> [Records with drawing code]:
————
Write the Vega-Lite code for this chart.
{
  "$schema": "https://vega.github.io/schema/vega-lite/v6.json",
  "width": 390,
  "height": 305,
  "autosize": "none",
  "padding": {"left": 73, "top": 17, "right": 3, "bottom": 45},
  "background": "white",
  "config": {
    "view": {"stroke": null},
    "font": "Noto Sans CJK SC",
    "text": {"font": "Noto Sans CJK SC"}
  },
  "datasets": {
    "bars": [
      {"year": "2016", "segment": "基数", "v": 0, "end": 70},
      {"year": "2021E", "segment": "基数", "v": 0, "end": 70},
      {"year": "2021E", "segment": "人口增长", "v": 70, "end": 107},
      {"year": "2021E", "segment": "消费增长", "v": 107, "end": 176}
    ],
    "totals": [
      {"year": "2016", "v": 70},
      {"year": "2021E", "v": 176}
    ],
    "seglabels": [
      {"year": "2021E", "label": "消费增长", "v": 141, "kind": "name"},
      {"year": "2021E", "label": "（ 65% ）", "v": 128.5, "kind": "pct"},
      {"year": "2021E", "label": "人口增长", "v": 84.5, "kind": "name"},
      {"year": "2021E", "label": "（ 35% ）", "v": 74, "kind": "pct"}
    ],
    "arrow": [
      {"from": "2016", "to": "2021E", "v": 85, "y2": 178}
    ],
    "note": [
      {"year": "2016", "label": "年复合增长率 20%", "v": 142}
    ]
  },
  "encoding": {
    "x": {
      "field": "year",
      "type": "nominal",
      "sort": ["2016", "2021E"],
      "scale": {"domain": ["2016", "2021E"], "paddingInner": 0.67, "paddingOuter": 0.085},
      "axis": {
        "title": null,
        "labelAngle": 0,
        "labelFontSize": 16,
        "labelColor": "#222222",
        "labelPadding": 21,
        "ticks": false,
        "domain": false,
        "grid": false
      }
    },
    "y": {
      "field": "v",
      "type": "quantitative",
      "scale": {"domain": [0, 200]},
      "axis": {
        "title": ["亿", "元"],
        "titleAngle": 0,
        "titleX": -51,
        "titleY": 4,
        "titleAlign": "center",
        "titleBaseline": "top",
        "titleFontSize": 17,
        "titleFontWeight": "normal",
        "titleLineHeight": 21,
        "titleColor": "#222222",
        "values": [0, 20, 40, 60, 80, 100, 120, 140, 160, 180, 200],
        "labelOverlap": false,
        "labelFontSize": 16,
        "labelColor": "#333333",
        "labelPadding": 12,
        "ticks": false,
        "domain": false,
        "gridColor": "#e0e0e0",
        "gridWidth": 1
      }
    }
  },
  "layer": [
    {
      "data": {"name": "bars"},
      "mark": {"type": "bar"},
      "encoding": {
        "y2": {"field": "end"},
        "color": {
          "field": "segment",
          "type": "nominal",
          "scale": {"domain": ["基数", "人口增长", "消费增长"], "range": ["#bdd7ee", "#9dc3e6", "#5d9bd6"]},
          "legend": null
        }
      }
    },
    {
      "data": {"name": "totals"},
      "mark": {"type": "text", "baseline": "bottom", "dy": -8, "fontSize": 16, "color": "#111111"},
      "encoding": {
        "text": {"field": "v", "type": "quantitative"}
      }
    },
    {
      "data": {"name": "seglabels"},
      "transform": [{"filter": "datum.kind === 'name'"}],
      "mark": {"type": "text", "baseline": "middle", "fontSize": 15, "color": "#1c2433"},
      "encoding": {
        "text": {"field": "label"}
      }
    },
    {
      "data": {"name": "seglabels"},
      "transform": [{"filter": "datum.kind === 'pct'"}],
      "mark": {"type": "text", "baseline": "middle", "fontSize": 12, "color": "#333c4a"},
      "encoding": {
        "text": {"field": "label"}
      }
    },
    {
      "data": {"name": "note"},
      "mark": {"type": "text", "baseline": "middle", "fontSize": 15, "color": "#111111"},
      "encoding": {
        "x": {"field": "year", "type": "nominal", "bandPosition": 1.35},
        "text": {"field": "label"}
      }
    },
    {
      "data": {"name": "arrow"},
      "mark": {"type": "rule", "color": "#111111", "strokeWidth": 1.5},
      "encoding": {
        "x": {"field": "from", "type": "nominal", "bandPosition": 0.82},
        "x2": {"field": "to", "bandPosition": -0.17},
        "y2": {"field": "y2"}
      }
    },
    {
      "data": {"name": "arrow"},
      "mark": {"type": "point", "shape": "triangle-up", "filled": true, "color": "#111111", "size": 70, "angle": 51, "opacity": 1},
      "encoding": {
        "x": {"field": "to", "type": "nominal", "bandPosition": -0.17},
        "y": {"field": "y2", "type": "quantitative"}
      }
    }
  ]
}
————
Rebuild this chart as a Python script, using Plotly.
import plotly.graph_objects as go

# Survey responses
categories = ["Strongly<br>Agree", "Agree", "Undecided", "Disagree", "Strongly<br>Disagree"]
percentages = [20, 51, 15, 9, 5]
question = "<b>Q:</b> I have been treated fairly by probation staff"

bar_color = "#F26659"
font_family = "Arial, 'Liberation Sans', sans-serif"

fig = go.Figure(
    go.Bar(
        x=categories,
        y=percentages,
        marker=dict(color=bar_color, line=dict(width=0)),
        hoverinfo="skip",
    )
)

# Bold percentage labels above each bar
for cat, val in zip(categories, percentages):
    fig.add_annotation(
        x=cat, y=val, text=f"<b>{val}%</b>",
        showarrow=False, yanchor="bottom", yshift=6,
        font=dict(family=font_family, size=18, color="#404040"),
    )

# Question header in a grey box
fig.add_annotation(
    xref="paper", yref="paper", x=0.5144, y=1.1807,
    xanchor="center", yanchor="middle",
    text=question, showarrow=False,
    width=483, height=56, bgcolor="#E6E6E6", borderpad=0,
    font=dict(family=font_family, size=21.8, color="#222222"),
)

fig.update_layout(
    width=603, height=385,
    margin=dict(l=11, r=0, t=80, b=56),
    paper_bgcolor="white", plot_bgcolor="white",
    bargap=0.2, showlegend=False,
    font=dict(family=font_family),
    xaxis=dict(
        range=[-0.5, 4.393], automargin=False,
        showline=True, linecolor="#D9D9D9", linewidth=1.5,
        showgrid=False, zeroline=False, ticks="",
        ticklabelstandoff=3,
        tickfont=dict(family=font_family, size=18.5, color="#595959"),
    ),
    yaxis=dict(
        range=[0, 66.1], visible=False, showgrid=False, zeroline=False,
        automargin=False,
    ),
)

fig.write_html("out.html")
————
> [PROBLEM STATEMENT]: Exactly the lines from the line with "Rebuild this chart" to the line with "import plotly.graph_objects as go", both included, are to be extracted, and no others.

> [RESULT]:
Rebuild this chart as a Python script, using Plotly.
import plotly.graph_objects as go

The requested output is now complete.